- **WRITTEN TASK**
Leave the pictures out. Return all other data exactly.

- **SOURCE MATERIAL**
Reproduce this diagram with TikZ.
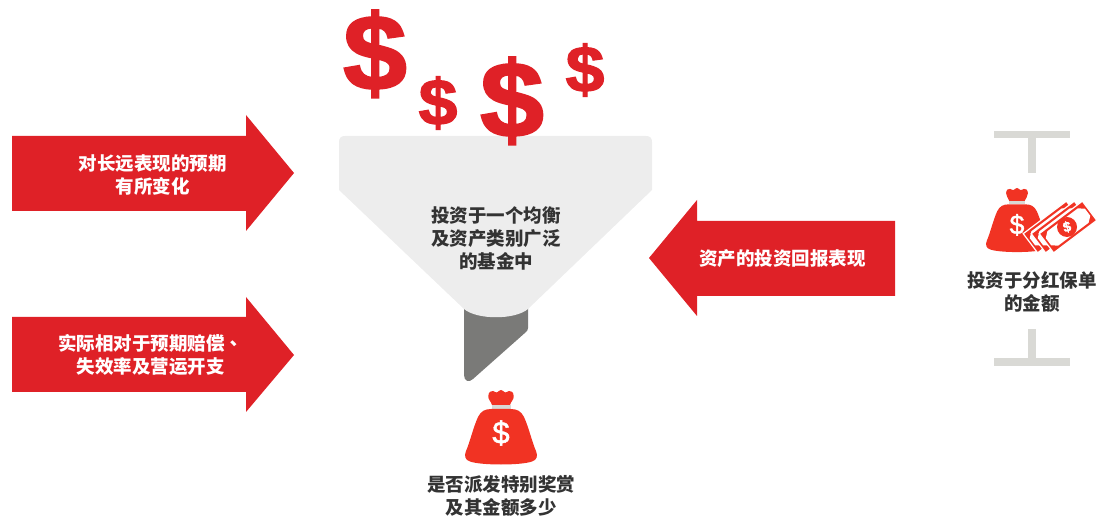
\documentclass[tikz,border=0pt]{standalone}
\usepackage{fontspec}
\setmainfont{Liberation Sans}
\newfontfamily\cjk{Noto Sans CJK SC}
\newfontfamily\cjktc{Noto Sans CJK TC}
\newfontfamily\heavyfont[UprightFont=* Bold,FakeBold=2]{Liberation Sans}
\newfontfamily\signfont[FakeBold=1.5]{Liberation Sans}
\definecolor{arrowred}{HTML}{DF2127}
\definecolor{bagred}{HTML}{F13323}
\definecolor{funnelgrey}{HTML}{EDEDED}
\definecolor{spoutgrey}{HTML}{7A7A78}
\definecolor{bargrey}{HTML}{D9D9D5}
\definecolor{textgrey}{HTML}{333333}
\tikzset{
  whitelabel/.style={text=white,font=\cjk\bfseries\fontsize{18.5}{23}\selectfont,align=center,inner sep=0pt},
  darklabel/.style={text=textgrey,font=\cjk\bfseries\fontsize{18.5}{23}\selectfont,align=center,inner sep=0pt},
  bigdollar/.style={text=arrowred,xscale=1.07,font=\heavyfont\fontsize{107}{107}\selectfont,inner sep=0pt},
  smalldollar/.style={text=arrowred,xscale=1.07,font=\heavyfont\fontsize{65}{65}\selectfont,inner sep=0pt},
  pics/moneybag/.style={code={
    \fill[bagred] (-9,15) .. controls (-10,11) and (-13,10) .. (-12.7,6) .. controls (-12.5,2) and (-10,0.5) .. (-8,1)
      .. controls (-6,1.5) and (-5,3) .. (-4,2.4) .. controls (-2.5,1.6) and (-1.5,0) .. (0,0)
      .. controls (1.5,0) and (2.5,1.6) .. (4,2.4) .. controls (5,3) and (6,1.5) .. (8,1)
      .. controls (10,0.5) and (12.5,2) .. (12.7,6) .. controls (13,10) and (10,11) .. (9,15) -- cycle;
    \fill[bargrey] (-9.5,15) rectangle (9.5,19);
    \fill[bagred] (-9.5,19) .. controls (-16,19) and (-20,21) .. (-23,27)
      .. controls (-28,38) and (-31,52) .. (-35,61) .. controls (-37,66) and (-36,70) .. (-31,71.5)
      .. controls (-20,75.5) and (20,75.5) .. (31,71.5) .. controls (36,70) and (37,66) .. (35,61)
      .. controls (31,52) and (28,38) .. (23,27) .. controls (20,21) and (16,19) .. (9.5,19) -- cycle;
    \node[text=white,font=\signfont\fontsize{31}{31}\selectfont,inner sep=0pt] (sign) at (0,43) {\$};
  }},
  pics/banknote/.style={code={
    \fill[bagred,draw=white,line width=1.2pt] (-27,-12) rectangle (27,12);
    \fill[white] (-19,-9) -- (19,-9) -- (24.5,-4.5) -- (24.5,4.5) -- (19,9) -- (-19,9) -- (-24.5,4.5) -- (-24.5,-4.5) -- cycle;
  }}
}
\begin{document}
\begin{tikzpicture}[x=1pt,y=-1pt]
\useasboundingbox (0,0) rectangle (1098,518);
% arrows
\fill[arrowred] (12,136) -- (246,136) -- (246,115) -- (294,173) -- (246,231) -- (246,211) -- (12,211) -- cycle;
\fill[arrowred] (12,317) -- (246,317) -- (246,297) -- (294,355) -- (246,412) -- (246,392) -- (12,392) -- cycle;
\fill[arrowred] (895,221) -- (697,221) -- (697,200) -- (649,258) -- (697,316) -- (697,296) -- (895,296) -- cycle;
\node[whitelabel] (expect) at (152.5,175) {对长远表现的预期\\有所变化};
\node[whitelabel] (claims) at (150.5,355) {实际相对于预期赔偿{\cjktc\bfseries 、}\\失效率及营运开支};
\node[whitelabel] (returns) at (782.5,259) {资产的投资回报表现};
% funnel
\fill[spoutgrey] (464,305) -- (528,305) -- (528,328) .. controls (528,330) and (527,331) .. (526,332) -- (473,379)
  .. controls (469,383) and (464,381) .. (464,375) -- cycle;
\fill[funnelgrey] (339,142) .. controls (339,138) and (341,136) .. (345,136) -- (646,136) .. controls (650,136) and (652,138) .. (652,142)
  -- (652,190) -- (528,309) .. controls (515,320) and (477,320) .. (464,309) -- (339,190) -- cycle;
\node[darklabel] (fund) at (496,238) {投资于一个均衡\\及资产类别广泛\\的基金中};
% dollars
\node[bigdollar] (dollara) at (375,54) {\$};
\node[smalldollar] (dollarb) at (438,103) {\$};
\node[bigdollar] (dollarc) at (512,101) {\$};
\node[smalldollar] (dollard) at (585,70) {\$};
% bag below funnel
\pic at (501,390) {moneybag};
\node[darklabel] (bonus) at (501,496) {是否派发特别奖赏\\及其金额多少};
% right side
\fill[bargrey] (994,131) rectangle (1070,138);
\fill[bargrey] (1028,138) rectangle (1036,173);
\fill[bargrey] (1028,329) rectangle (1036,358);
\fill[bargrey] (994,358) rectangle (1070,366);
\pic[scale=0.86,transform shape] at (1017,188) {moneybag};
\pic[rotate=37] at (1052,227) {banknote};
\pic[rotate=37] at (1060,227) {banknote};
\pic[rotate=37] at (1068,227) {banknote};
\fill[bagred] (1067,227) circle (10);
\node[text=white,rotate=15,font=\heavyfont\fontsize{14}{14}\selectfont,inner sep=0pt] (notesign) at (1067,227) {\$};
\node[darklabel] (amount) at (1032,292) {投资于分红保单\\的金额};
\end{tikzpicture}
\end{document}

- **RESULT OF THIS EXERCISE**
Reproduce this diagram with TikZ.
\documentclass[tikz,border=0pt]{standalone}
\usepackage{fontspec}
\setmainfont{Liberation Sans}
\newfontfamily\cjk{Noto Sans CJK SC}
\newfontfamily\cjktc{Noto Sans CJK TC}
\newfontfamily\heavyfont[UprightFont=* Bold,FakeBold=2]{Liberation Sans}
\newfontfamily\signfont[FakeBold=1.5]{Liberation Sans}
\definecolor{arrowred}{HTML}{DF2127}
\definecolor{bagred}{HTML}{F13323}
\definecolor{funnelgrey}{HTML}{EDEDED}
\definecolor{spoutgrey}{HTML}{7A7A78}
\definecolor{bargrey}{HTML}{D9D9D5}
\definecolor{textgrey}{HTML}{333333}
\tikzset{
  whitelabel/.style={text=white,font=\cjk\bfseries\fontsize{18.5}{23}\selectfont,align=center,inner sep=0pt},
  darklabel/.style={text=textgrey,font=\cjk\bfseries\fontsize{18.5}{23}\selectfont,align=center,inner sep=0pt},
  bigdollar/.style={text=arrowred,xscale=1.07,font=\heavyfont\fontsize{107}{107}\selectfont,inner sep=0pt},
  smalldollar/.style={text=arrowred,xscale=1.07,font=\heavyfont\fontsize{65}{65}\selectfont,inner sep=0pt},
  pics/moneybag/.style={code={
    \fill[bagred] (-9,15) .. controls (-10,11) and (-13,10) .. (-12.7,6) .. controls (-12.5,2) and (-10,0.5) .. (-8,1)
      .. controls (-6,1.5) and (-5,3) .. (-4,2.4) .. controls (-2.5,1.6) and (-1.5,0) .. (0,0)
      .. controls (1.5,0) and (2.5,1.6) .. (4,2.4) .. controls (5,3) and (6,1.5) .. (8,1)
      .. controls (10,0.5) and (12.5,2) .. (12.7,6) .. controls (13,10) and (10,11) .. (9,15) -- cycle;
    \fill[bargrey] (-9.5,15) rectangle (9.5,19);
    \fill[bagred] (-9.5,19) .. controls (-16,19) and (-20,21) .. (-23,27)
      .. controls (-28,38) and (-31,52) .. (-35,61) .. controls (-37,66) and (-36,70) .. (-31,71.5)
      .. controls (-20,75.5) and (20,75.5) .. (31,71.5) .. controls (36,70) and (37,66) .. (35,61)
      .. controls (31,52) and (28,38) .. (23,27) .. controls (20,21) and (16,19) .. (9.5,19) -- cycle;
    \node[text=white,font=\signfont\fontsize{31}{31}\selectfont,inner sep=0pt] (sign) at (0,43) {\$};
  }},
  pics/banknote/.style={code={
    \fill[bagred,draw=white,line width=1.2pt] (-27,-12) rectangle (27,12);
    \fill[white] (-19,-9) -- (19,-9) -- (24.5,-4.5) -- (24.5,4.5) -- (19,9) -- (-19,9) -- (-24.5,4.5) -- (-24.5,-4.5) -- cycle;
  }}
}
\begin{document}
\begin{tikzpicture}[x=1pt,y=-1pt]
\useasboundingbox (0,0) rectangle (1098,518);
% arrows
\fill[arrowred] (12,136) -- (246,136) -- (246,115) -- (294,173) -- (246,231) -- (246,211) -- (12,211) -- cycle;
\fill[arrowred] (12,317) -- (246,317) -- (246,297) -- (294,355) -- (246,412) -- (246,392) -- (12,392) -- cycle;
\fill[arrowred] (895,221) -- (697,221) -- (697,200) -- (649,258) -- (697,316) -- (697,296) -- (895,296) -- cycle;
\node[whitelabel] (expect) at (152.5,175) {对长远表现的预期\\有所变化};
\node[whitelabel] (claims) at (150.5,355) {实际相对于预期赔偿{\cjktc\bfseries 、}\\失效率及营运开支};
\node[whitelabel] (returns) at (782.5,259) {资产的投资回报表现};
% funnel
\fill[spoutgrey] (464,305) -- (528,305) -- (528,328) .. controls (528,330) and (527,331) .. (526,332) -- (473,379)
  .. controls (469,383) and (464,381) .. (464,375) -- cycle;
\fill[funnelgrey] (339,142) .. controls (339,138) and (341,136) .. (345,136) -- (646,136) .. controls (650,136) and (652,138) .. (652,142)
  -- (652,190) -- (528,309) .. controls (515,320) and (477,320) .. (464,309) -- (339,190) -- cycle;
\node[darklabel] (fund) at (496,238) {投资于一个均衡\\及资产类别广泛\\的基金中};
% dollars
\node[bigdollar] (dollara) at (375,54) {\$};
\node[smalldollar] (dollarb) at (438,103) {\$};
\node[bigdollar] (dollarc) at (512,101) {\$};
\node[smalldollar] (dollard) at (585,70) {\$};
% bag below funnel
\pic at (501,390) {moneybag};
\node[darklabel] (bonus) at (501,496) {是否派发特别奖赏\\及其金额多少};
% right side
\fill[bargrey] (994,131) rectangle (1070,138);
\fill[bargrey] (1028,138) rectangle (1036,173);
\fill[bargrey] (1028,329) rectangle (1036,358);
\fill[bargrey] (994,358) rectangle (1070,366);
\pic[scale=0.86,transform shape] at (1017,188) {moneybag};
\pic[rotate=37] at (1052,227) {banknote};
\pic[rotate=37] at (1060,227) {banknote};
\pic[rotate=37] at (1068,227) {banknote};
\fill[bagred] (1067,227) circle (10);
\node[text=white,rotate=15,font=\heavyfont\fontsize{14}{14}\selectfont,inner sep=0pt] (notesign) at (1067,227) {\$};
\node[darklabel] (amount) at (1032,292) {投资于分红保单\\的金额};
\end{tikzpicture}
\end{document}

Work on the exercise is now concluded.